• **WRITTEN INSTRUCTION**:
Retype the lines beneath this one, from the first through the line containing "const radii = [1, 1.5, 2, 2.5, 3];". Pictures are left out.

• **DATASET EXTRACT**:
## START
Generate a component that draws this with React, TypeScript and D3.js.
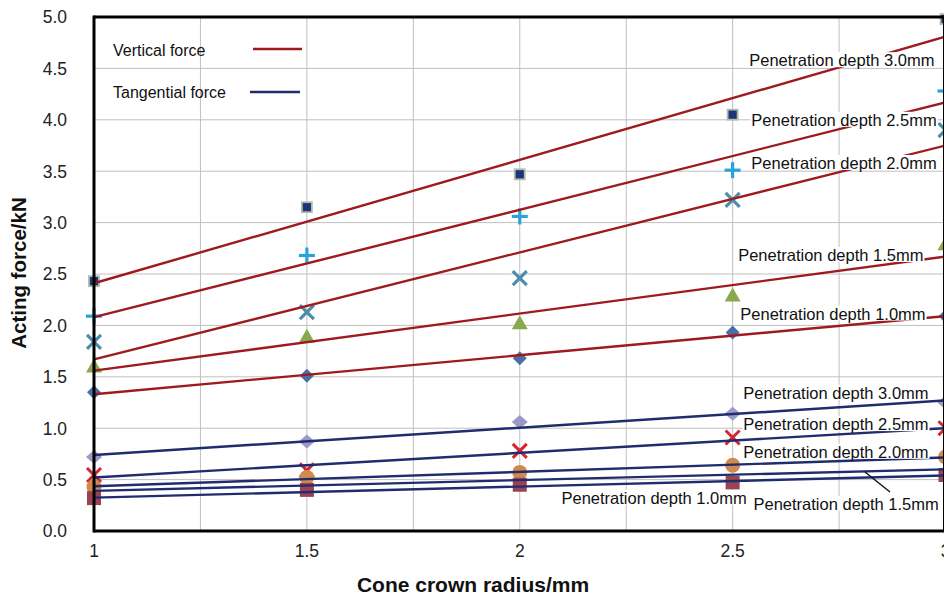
import React from "react";
import * as d3 from "d3";

// ---------- data ----------
const radii = [1, 1.5, 2, 2.5, 3];

const vertical30 = [2.43, 3.15, 3.47, 4.05, 4.98];
const vertical25 = [2.09, 2.68, 3.06, 3.51, 4.28];
const vertical20 = [1.84, 2.13, 2.46, 3.22, 3.9];
const vertical15 = [1.6, 1.89, 2.02, 2.29, 2.79];
const vertical10 = [1.35, 1.51, 1.68, 1.93, 2.09];

const tangential30 = [0.72, 0.87, 1.06, 1.14, 1.25];
const tangential25 = [0.545, 0.59, 0.78, 0.91, 1.0];
const tangential20 = [0.43, 0.52, 0.57, 0.64, 0.72];
const tangential10 = [0.32, 0.4, 0.45, 0.47, 0.545];

// trend line end values (at radius 1 and radius 3)
const trendV30 = [2.41, 4.81];
const trendV25 = [2.08, 4.17];
const trendV20 = [1.67, 3.75];
const trendV15 = [1.56, 2.67];
const trendV10 = [1.33, 2.09];
const trendT30 = [0.74, 1.27];
const trendT25 = [0.52, 1.0];
const trendT20 = [0.435, 0.715];
const trendT15 = [0.39, 0.6];
const trendT10 = [0.325, 0.54];

const yTicks = [0, 0.5, 1, 1.5, 2, 2.5, 3, 3.5, 4, 4.5, 5];
const xTickLabels = [1, 1.5, 2, 2.5, 3];
const xGrid = [1, 1.25, 1.5, 1.75, 2, 2.25, 2.5, 2.75, 3];

const labelText = {
  d30: "Penetration depth 3.0mm",
  d25: "Penetration depth 2.5mm",
  d20: "Penetration depth 2.0mm",
  d15: "Penetration depth 1.5mm",
  d10: "Penetration depth 1.0mm",
};

// ---------- layout ----------
const W = 944;
const H = 596;
const plotLeft = 94;
const plotRight = 945.5;
const plotTop = 17;
const plotBottom = 531;

const x = d3.scaleLinear().domain([1, 3]).range([plotLeft, plotRight]);
const y = d3.scaleLinear().domain([0, 5]).range([plotBottom, plotTop]);

const RED = "#9e1a1f";
const BLUE = "#1f2d6e";
const FONT = "'Liberation Sans', Arial, sans-serif";

type Marker = "sqNavy" | "plus" | "xTeal" | "tri" | "diaBlue" | "diaLav" | "xRed" | "circle" | "sqRed" | "none";

interface Series {
  values: number[] | null;
  trend: number[];
  color: string;
  marker: Marker;
  label: string;
  lx: number; // label left in data units
  ly: number; // label center in data units
}

const series: Series[] = [
  { values: vertical30, trend: trendV30, color: RED, marker: "sqNavy", label: labelText.d30, lx: 2.539, ly: 4.58 },
  { values: vertical25, trend: trendV25, color: RED, marker: "plus", label: labelText.d25, lx: 2.544, ly: 4.0 },
  { values: vertical20, trend: trendV20, color: RED, marker: "xTeal", label: labelText.d20, lx: 2.544, ly: 3.58 },
  { values: vertical15, trend: trendV15, color: RED, marker: "tri", label: labelText.d15, lx: 2.513, ly: 2.685 },
  { values: vertical10, trend: trendV10, color: RED, marker: "diaBlue", label: labelText.d10, lx: 2.518, ly: 2.115 },
  { values: tangential30, trend: trendT30, color: BLUE, marker: "diaLav", label: labelText.d30, lx: 2.525, ly: 1.345 },
  { values: tangential25, trend: trendT25, color: BLUE, marker: "xRed", label: labelText.d25, lx: 2.525, ly: 1.04 },
  { values: tangential20, trend: trendT20, color: BLUE, marker: "circle", label: labelText.d20, lx: 2.525, ly: 0.77 },
  { values: null, trend: trendT15, color: BLUE, marker: "none", label: labelText.d15, lx: 2.549, ly: 0.265 },
  { values: tangential10, trend: trendT10, color: BLUE, marker: "sqRed", label: labelText.d10, lx: 2.098, ly: 0.325 },
];

function MarkerShape({ type, cx, cy }: { type: Marker; cx: number; cy: number }) {
  switch (type) {
    case "sqNavy":
      return <rect x={cx - 5} y={cy - 5} width={10} height={10} fill="#1f3477" stroke="#aebcab" strokeWidth={1.8} />;
    case "plus":
      return (
        <g stroke="#2aa3d6" strokeWidth={3.2}>
          <line x1={cx - 8} x2={cx + 8} y1={cy} y2={cy} />
          <line x1={cx} x2={cx} y1={cy - 8} y2={cy + 8} />
        </g>
      );
    case "xTeal":
      return (
        <g stroke="#4a8eab" strokeWidth={3.2}>
          <line x1={cx - 7} x2={cx + 7} y1={cy - 7} y2={cy + 7} />
          <line x1={cx - 7} x2={cx + 7} y1={cy + 7} y2={cy - 7} />
        </g>
      );
    case "tri":
      return <path d={`M${cx},${cy - 8} L${cx + 8},${cy + 6} L${cx - 8},${cy + 6}Z`} fill="#8aa84e" />;
    case "diaBlue":
      return <path d={`M${cx},${cy - 7} L${cx + 7},${cy} L${cx},${cy + 7} L${cx - 7},${cy}Z`} fill="#4a6ea6" />;
    case "diaLav":
      return <path d={`M${cx},${cy - 7} L${cx + 8},${cy} L${cx},${cy + 7} L${cx - 8},${cy}Z`} fill="#9b99c6" />;
    case "xRed":
      return (
        <g stroke="#d6252e" strokeWidth={3}>
          <line x1={cx - 7} x2={cx + 7} y1={cy - 7} y2={cy + 7} />
          <line x1={cx - 7} x2={cx + 7} y1={cy + 7} y2={cy - 7} />
        </g>
      );
    case "circle":
      return <circle cx={cx} cy={cy} r={7.5} fill="#cf8a4c" />;
    case "sqRed":
      return <rect x={cx - 7} y={cy - 7} width={14} height={14} fill="#9b4254" />;
    default:
      return null;
  }
}

const LABEL_SIZE = 16.5;

function measureWidth(text: string, size: number) {
  // approximate Arial advance widths
  const w: Record<string, number> = {
    P: 667, e: 556, n: 556, t: 278, r: 333, a: 556, i: 222, o: 556, " ": 278, d: 556, p: 556, h: 556,
    "0": 556, "1": 556, "2": 556, "3": 556, "5": 556, ".": 278, m: 833,
  };
  let s = 0;
  for (const c of text) s += w[c] ?? 556;
  return (s / 1000) * size;
}

export default function App() {
  return (
    <svg
      width={W}
      height={H}
      viewBox={`0 0 ${W} ${H}`}
      style={{ position: "absolute", left: 0, top: 0, background: "#fff" }}
      fontFamily={FONT}
    >
      <rect x={0} y={0} width={W} height={H} fill="#fff" />
      {/* grid */}
      <g stroke="#c0c0c0" strokeWidth={1}>
        {xGrid.map((g) => (
          <line key={"gx" + g} x1={x(g)} x2={x(g)} y1={plotTop} y2={plotBottom} />
        ))}
        {yTicks.map((t) => (
          <line key={"gy" + t} x1={plotLeft} x2={plotRight} y1={y(t)} y2={y(t)} />
        ))}
      </g>

      {/* markers */}
      {series.map((s, i) =>
        s.values ? (
          <g key={"m" + i}>
            {s.values.map((v, j) => (
              <MarkerShape key={j} type={s.marker} cx={x(radii[j])} cy={y(v)} />
            ))}
          </g>
        ) : null
      )}

      {/* trend lines */}
      {series.map((s, i) => (
        <line
          key={"t" + i}
          x1={x(radii[0])}
          x2={x(radii[radii.length - 1])}
          y1={y(s.trend[0])}
          y2={y(s.trend[1])}
          stroke={s.color}
          strokeWidth={2.4}
        />
      ))}

      {/* leader line for tangential 1.5 */}
      <line x1={865} y1={472} x2={890} y2={492} stroke="#111" strokeWidth={1.5} />

      {/* labels with white background */}
      {series.map((s, i) => {
        const lx = x(s.lx);
        const ly = y(s.ly);
        const w = measureWidth(s.label, LABEL_SIZE);
        return (
          <g key={"l" + i}>
            <rect x={lx - 1} y={ly - 8} width={w + 2} height={15} fill="#fff" />
            <text x={lx} y={ly} dy="0.36em" fontSize={LABEL_SIZE} fill="#111">
              {s.label}
            </text>
          </g>
        );
      })}

      {/* frame */}
      <line x1={plotLeft} x2={plotLeft} y1={plotTop - 1.5} y2={plotBottom + 1.5} stroke="#000" strokeWidth={3} />
      <line x1={plotLeft} x2={W} y1={plotBottom} y2={plotBottom} stroke="#000" strokeWidth={3} />
      <line x1={plotLeft} x2={W} y1={plotTop} y2={plotTop} stroke="#000" strokeWidth={3} />
      <line x1={plotRight - 1} x2={plotRight - 1} y1={plotTop} y2={plotBottom} stroke="#000" strokeWidth={3} />

      {/* legend */}
      <text x={113} y={50} dy="0.36em" fontSize={16} fill="#111">Vertical force</text>
      <line x1={253} x2={302} y1={49} y2={49} stroke={RED} strokeWidth={2.4} />
      <text x={113} y={92} dy="0.36em" fontSize={16} fill="#111">Tangential force</text>
      <line x1={250} x2={300} y1={92} y2={92} stroke={BLUE} strokeWidth={2.4} />

      {/* y axis tick labels */}
      {yTicks.map((t) => (
        <text key={"yl" + t} x={67} y={y(t)} dy="0.36em" textAnchor="end" fontSize={17.5} fill="#222">
          {d3.format(".1f")(t)}
        </text>
      ))}
      {/* x axis tick labels */}
      {xTickLabels.map((t) => (
        <text key={"xl" + t} x={x(t)} y={551} dy="0.36em" textAnchor="middle" fontSize={17.5} fill="#222">
          {String(t)}
        </text>
      ))}

      {/* axis titles */}
      <text
        transform={`translate(19,${273}) rotate(-90)`}
        textAnchor="middle"
        dy="0.36em"
        fontSize={20.5}
        fontWeight="bold"
        fill="#111"
      >
        Acting force/kN
      </text>
      <text x={473} y={584} dy="0.36em" textAnchor="middle" fontSize={21} fontWeight="bold" fill="#111">
        Cone crown radius/mm
      </text>
    </svg>
  );
}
## END
• **FINAL RESULT**:
Generate a component that draws this with React, TypeScript and D3.js.
import React from "react";
import * as d3 from "d3";

// ---------- data ----------
const radii = [1, 1.5, 2, 2.5, 3];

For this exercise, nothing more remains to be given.